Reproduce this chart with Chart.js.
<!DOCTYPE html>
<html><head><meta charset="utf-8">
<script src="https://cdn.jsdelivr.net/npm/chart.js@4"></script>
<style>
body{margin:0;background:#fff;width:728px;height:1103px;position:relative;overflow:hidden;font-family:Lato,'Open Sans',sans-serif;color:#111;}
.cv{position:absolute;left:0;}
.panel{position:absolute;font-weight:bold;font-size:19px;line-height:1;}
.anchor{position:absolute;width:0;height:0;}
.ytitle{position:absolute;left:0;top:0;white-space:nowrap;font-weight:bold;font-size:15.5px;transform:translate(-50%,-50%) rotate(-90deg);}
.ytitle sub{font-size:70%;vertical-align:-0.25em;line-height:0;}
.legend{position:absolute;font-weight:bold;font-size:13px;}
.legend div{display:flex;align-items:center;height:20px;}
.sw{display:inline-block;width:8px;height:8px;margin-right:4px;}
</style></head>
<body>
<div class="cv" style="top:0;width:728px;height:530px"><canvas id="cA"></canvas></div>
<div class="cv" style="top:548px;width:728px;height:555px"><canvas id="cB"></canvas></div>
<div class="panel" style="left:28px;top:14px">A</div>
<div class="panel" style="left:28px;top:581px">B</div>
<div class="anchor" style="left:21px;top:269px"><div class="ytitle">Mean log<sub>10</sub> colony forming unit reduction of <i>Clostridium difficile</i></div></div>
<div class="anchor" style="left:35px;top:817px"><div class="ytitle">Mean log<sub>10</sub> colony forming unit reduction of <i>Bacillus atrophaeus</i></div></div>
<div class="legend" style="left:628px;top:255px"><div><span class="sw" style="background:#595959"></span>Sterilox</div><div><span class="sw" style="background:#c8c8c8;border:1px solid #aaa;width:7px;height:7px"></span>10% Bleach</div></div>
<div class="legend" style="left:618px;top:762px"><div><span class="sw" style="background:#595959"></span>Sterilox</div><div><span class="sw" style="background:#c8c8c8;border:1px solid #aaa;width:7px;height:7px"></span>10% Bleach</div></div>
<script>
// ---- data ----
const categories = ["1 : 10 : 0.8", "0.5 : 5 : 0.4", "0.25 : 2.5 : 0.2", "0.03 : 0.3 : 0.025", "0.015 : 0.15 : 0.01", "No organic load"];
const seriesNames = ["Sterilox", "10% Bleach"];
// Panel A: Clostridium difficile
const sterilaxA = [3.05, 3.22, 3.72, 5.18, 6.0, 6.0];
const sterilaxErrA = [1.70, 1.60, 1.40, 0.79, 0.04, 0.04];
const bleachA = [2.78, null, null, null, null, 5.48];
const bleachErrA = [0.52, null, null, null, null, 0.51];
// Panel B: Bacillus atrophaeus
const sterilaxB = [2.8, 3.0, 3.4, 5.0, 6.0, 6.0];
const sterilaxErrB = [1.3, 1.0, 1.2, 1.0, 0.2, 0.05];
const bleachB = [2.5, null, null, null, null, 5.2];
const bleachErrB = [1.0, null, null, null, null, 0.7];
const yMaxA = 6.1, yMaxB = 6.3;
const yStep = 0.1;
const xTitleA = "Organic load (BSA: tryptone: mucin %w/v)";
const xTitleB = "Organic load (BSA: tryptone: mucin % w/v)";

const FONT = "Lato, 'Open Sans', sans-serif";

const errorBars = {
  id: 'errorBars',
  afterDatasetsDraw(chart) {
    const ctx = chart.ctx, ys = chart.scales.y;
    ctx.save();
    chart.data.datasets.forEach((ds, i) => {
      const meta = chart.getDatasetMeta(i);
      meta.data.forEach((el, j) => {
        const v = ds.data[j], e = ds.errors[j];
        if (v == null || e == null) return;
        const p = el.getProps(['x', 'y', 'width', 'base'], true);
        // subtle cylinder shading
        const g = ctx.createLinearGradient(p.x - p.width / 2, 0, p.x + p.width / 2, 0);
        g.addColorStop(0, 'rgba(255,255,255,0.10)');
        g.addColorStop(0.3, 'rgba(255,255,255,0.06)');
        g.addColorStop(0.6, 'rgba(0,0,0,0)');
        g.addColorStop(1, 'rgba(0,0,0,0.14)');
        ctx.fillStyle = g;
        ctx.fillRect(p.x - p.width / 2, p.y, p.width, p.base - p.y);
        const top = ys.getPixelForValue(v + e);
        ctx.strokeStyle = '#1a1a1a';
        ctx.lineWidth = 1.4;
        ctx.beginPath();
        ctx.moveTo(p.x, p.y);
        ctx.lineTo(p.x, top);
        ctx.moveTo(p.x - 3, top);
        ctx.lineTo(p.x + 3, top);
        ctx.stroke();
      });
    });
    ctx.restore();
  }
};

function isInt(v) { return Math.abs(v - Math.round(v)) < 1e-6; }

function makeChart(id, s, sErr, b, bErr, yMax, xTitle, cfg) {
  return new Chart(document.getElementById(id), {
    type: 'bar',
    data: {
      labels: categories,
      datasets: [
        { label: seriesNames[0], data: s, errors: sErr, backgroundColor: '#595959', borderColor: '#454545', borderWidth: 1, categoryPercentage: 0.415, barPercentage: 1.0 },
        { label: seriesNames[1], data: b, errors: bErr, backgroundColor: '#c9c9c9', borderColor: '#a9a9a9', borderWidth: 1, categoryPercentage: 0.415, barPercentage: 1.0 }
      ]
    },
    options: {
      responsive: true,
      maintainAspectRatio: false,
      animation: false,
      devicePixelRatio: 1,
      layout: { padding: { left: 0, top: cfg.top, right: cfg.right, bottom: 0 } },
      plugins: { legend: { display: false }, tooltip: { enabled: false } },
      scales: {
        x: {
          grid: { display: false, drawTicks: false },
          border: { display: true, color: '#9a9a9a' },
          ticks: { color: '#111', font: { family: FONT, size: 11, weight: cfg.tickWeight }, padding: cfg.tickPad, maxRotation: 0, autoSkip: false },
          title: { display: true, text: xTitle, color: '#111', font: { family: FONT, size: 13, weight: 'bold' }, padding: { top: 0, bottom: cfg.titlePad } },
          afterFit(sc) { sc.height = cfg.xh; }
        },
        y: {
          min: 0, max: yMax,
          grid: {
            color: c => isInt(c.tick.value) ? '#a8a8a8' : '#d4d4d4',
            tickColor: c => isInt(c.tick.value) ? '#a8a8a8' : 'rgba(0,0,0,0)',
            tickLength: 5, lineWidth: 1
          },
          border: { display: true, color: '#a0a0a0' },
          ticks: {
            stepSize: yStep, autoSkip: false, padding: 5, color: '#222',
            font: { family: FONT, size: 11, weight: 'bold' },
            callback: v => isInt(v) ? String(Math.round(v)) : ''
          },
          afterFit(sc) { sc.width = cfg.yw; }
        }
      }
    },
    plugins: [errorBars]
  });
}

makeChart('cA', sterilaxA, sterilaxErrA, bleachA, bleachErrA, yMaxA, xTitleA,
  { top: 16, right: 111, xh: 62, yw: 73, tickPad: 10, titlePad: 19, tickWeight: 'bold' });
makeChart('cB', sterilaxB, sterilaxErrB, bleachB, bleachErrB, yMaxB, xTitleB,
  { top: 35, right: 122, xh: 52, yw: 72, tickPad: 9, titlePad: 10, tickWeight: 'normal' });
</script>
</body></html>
________________________
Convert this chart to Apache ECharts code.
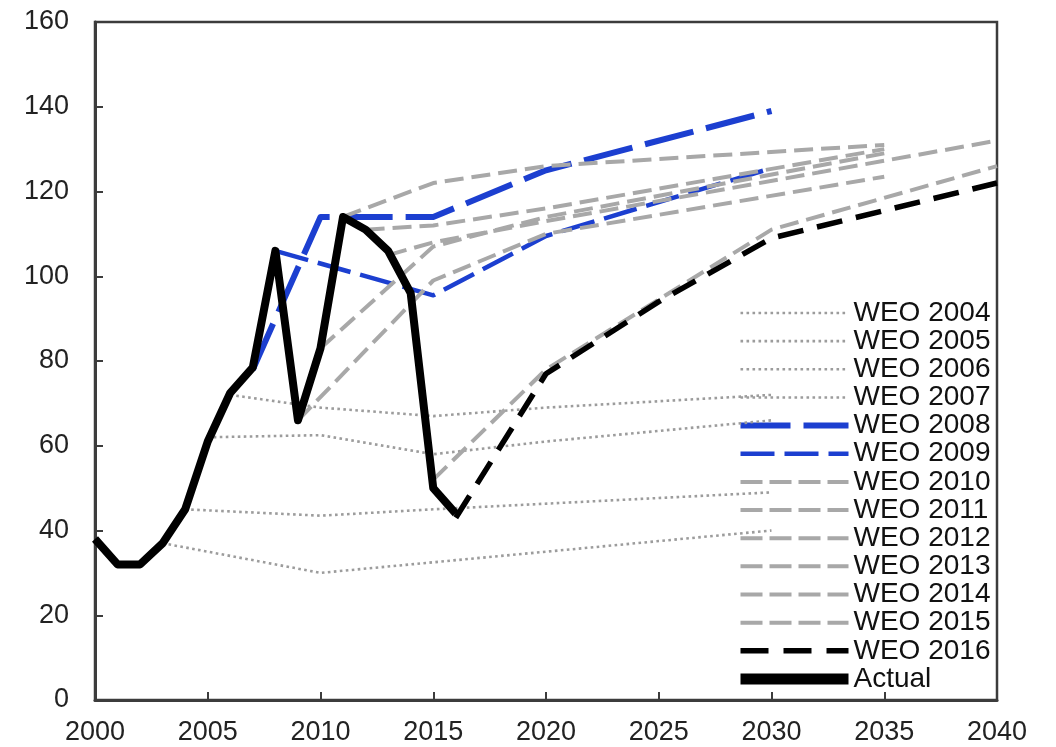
________________________
Brief.
Find the word "this" in the entries above and gather every line that holds it.

Worked solution.
Reproduce this chart with Chart.js.
Convert this chart to Apache ECharts code.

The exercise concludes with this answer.